▶ [What you have to do]
Give an exact transcription of every line, dropping the images.

▶ [Data extract]
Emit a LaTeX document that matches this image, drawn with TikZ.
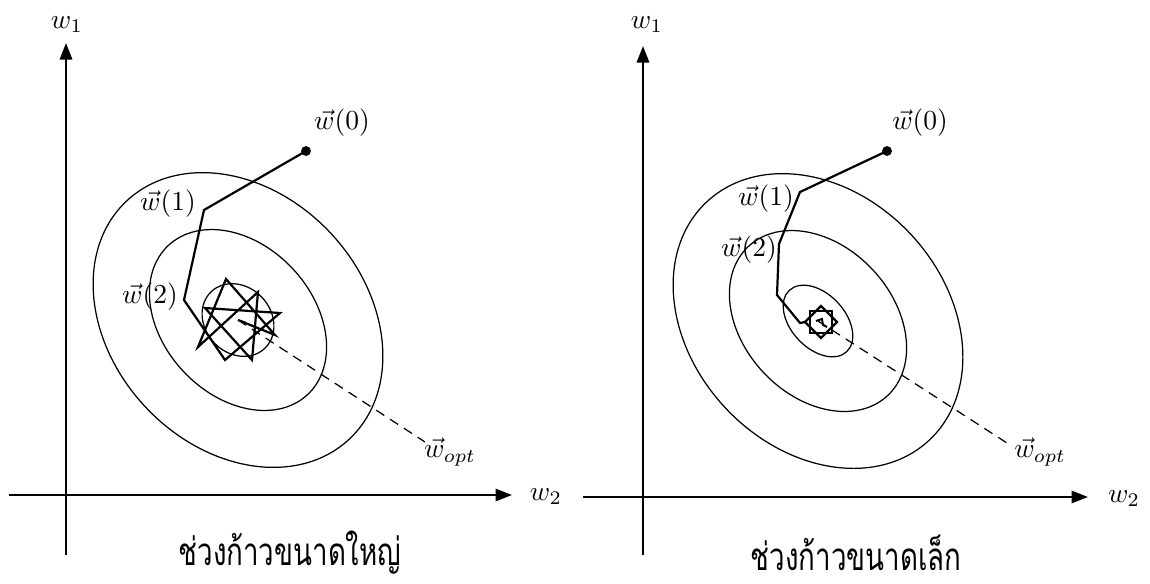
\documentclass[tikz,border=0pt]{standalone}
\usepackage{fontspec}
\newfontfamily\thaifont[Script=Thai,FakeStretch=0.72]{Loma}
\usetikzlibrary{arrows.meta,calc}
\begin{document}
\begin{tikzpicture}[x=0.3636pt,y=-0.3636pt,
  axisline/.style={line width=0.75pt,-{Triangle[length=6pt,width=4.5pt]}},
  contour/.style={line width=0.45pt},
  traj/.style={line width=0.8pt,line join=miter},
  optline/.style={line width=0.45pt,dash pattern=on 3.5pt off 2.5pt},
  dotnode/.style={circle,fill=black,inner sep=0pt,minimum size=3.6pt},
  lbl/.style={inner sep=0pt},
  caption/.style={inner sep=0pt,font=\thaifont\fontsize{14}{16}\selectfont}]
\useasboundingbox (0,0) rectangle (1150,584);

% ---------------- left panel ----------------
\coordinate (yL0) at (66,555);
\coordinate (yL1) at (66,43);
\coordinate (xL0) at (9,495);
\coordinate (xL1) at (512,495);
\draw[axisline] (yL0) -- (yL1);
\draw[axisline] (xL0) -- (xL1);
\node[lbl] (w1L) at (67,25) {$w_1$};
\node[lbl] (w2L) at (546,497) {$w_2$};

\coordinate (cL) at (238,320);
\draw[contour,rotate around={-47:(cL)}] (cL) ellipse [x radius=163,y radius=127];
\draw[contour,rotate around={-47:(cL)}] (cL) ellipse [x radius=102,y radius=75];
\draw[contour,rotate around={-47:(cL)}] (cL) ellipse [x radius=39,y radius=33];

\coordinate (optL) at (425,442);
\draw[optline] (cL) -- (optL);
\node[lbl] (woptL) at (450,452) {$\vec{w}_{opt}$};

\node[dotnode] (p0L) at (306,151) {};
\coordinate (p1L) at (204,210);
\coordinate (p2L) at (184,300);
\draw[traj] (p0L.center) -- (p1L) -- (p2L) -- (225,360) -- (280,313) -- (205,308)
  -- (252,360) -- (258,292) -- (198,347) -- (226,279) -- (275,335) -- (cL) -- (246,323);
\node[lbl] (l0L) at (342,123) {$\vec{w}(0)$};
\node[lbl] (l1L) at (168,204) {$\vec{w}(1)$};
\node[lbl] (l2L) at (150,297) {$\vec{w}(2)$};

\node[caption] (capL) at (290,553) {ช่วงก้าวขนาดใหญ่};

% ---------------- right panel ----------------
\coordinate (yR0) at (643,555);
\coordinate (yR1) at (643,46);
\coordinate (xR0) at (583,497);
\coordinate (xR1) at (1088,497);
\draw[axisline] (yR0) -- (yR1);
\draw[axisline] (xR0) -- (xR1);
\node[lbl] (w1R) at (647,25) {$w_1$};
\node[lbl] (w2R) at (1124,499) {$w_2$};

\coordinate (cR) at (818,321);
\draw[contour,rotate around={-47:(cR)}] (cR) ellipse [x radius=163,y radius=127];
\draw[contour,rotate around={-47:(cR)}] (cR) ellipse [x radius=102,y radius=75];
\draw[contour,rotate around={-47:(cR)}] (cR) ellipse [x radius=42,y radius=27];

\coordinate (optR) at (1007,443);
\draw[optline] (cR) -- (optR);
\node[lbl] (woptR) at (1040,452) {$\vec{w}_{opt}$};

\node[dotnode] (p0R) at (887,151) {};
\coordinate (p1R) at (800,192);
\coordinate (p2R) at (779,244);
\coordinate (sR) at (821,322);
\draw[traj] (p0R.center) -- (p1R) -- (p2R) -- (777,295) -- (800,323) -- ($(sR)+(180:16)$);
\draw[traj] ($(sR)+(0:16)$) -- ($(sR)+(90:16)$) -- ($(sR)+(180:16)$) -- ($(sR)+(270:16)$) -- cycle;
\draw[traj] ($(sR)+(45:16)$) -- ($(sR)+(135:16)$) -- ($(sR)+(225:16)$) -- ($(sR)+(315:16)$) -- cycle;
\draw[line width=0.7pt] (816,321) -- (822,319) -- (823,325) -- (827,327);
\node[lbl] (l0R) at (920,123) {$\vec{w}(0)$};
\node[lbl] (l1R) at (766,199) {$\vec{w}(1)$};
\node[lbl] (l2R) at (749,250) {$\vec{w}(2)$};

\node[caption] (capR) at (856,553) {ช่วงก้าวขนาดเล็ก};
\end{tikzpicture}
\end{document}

▶ [Output of the task]
Emit a LaTeX document that matches this image, drawn with TikZ.
\documentclass[tikz,border=0pt]{standalone}
\usepackage{fontspec}
\newfontfamily\thaifont[Script=Thai,FakeStretch=0.72]{Loma}
\usetikzlibrary{arrows.meta,calc}
\begin{document}
\begin{tikzpicture}[x=0.3636pt,y=-0.3636pt,
  axisline/.style={line width=0.75pt,-{Triangle[length=6pt,width=4.5pt]}},
  contour/.style={line width=0.45pt},
  traj/.style={line width=0.8pt,line join=miter},
  optline/.style={line width=0.45pt,dash pattern=on 3.5pt off 2.5pt},
  dotnode/.style={circle,fill=black,inner sep=0pt,minimum size=3.6pt},
  lbl/.style={inner sep=0pt},
  caption/.style={inner sep=0pt,font=\thaifont\fontsize{14}{16}\selectfont}]
\useasboundingbox (0,0) rectangle (1150,584);

% ---------------- left panel ----------------
\coordinate (yL0) at (66,555);
\coordinate (yL1) at (66,43);
\coordinate (xL0) at (9,495);
\coordinate (xL1) at (512,495);
\draw[axisline] (yL0) -- (yL1);
\draw[axisline] (xL0) -- (xL1);
\node[lbl] (w1L) at (67,25) {$w_1$};
\node[lbl] (w2L) at (546,497) {$w_2$};

\coordinate (cL) at (238,320);
\draw[contour,rotate around={-47:(cL)}] (cL) ellipse [x radius=163,y radius=127];
\draw[contour,rotate around={-47:(cL)}] (cL) ellipse [x radius=102,y radius=75];
\draw[contour,rotate around={-47:(cL)}] (cL) ellipse [x radius=39,y radius=33];

\coordinate (optL) at (425,442);
\draw[optline] (cL) -- (optL);
\node[lbl] (woptL) at (450,452) {$\vec{w}_{opt}$};

\node[dotnode] (p0L) at (306,151) {};
\coordinate (p1L) at (204,210);
\coordinate (p2L) at (184,300);
\draw[traj] (p0L.center) -- (p1L) -- (p2L) -- (225,360) -- (280,313) -- (205,308)
  -- (252,360) -- (258,292) -- (198,347) -- (226,279) -- (275,335) -- (cL) -- (246,323);
\node[lbl] (l0L) at (342,123) {$\vec{w}(0)$};
\node[lbl] (l1L) at (168,204) {$\vec{w}(1)$};
\node[lbl] (l2L) at (150,297) {$\vec{w}(2)$};

\node[caption] (capL) at (290,553) {ช่วงก้าวขนาดใหญ่};

% ---------------- right panel ----------------
\coordinate (yR0) at (643,555);
\coordinate (yR1) at (643,46);
\coordinate (xR0) at (583,497);
\coordinate (xR1) at (1088,497);
\draw[axisline] (yR0) -- (yR1);
\draw[axisline] (xR0) -- (xR1);
\node[lbl] (w1R) at (647,25) {$w_1$};
\node[lbl] (w2R) at (1124,499) {$w_2$};

\coordinate (cR) at (818,321);
\draw[contour,rotate around={-47:(cR)}] (cR) ellipse [x radius=163,y radius=127];
\draw[contour,rotate around={-47:(cR)}] (cR) ellipse [x radius=102,y radius=75];
\draw[contour,rotate around={-47:(cR)}] (cR) ellipse [x radius=42,y radius=27];

\coordinate (optR) at (1007,443);
\draw[optline] (cR) -- (optR);
\node[lbl] (woptR) at (1040,452) {$\vec{w}_{opt}$};

\node[dotnode] (p0R) at (887,151) {};
\coordinate (p1R) at (800,192);
\coordinate (p2R) at (779,244);
\coordinate (sR) at (821,322);
\draw[traj] (p0R.center) -- (p1R) -- (p2R) -- (777,295) -- (800,323) -- ($(sR)+(180:16)$);
\draw[traj] ($(sR)+(0:16)$) -- ($(sR)+(90:16)$) -- ($(sR)+(180:16)$) -- ($(sR)+(270:16)$) -- cycle;
\draw[traj] ($(sR)+(45:16)$) -- ($(sR)+(135:16)$) -- ($(sR)+(225:16)$) -- ($(sR)+(315:16)$) -- cycle;
\draw[line width=0.7pt] (816,321) -- (822,319) -- (823,325) -- (827,327);
\node[lbl] (l0R) at (920,123) {$\vec{w}(0)$};
\node[lbl] (l1R) at (766,199) {$\vec{w}(1)$};
\node[lbl] (l2R) at (749,250) {$\vec{w}(2)$};

\node[caption] (capR) at (856,553) {ช่วงก้าวขนาดเล็ก};
\end{tikzpicture}
\end{document}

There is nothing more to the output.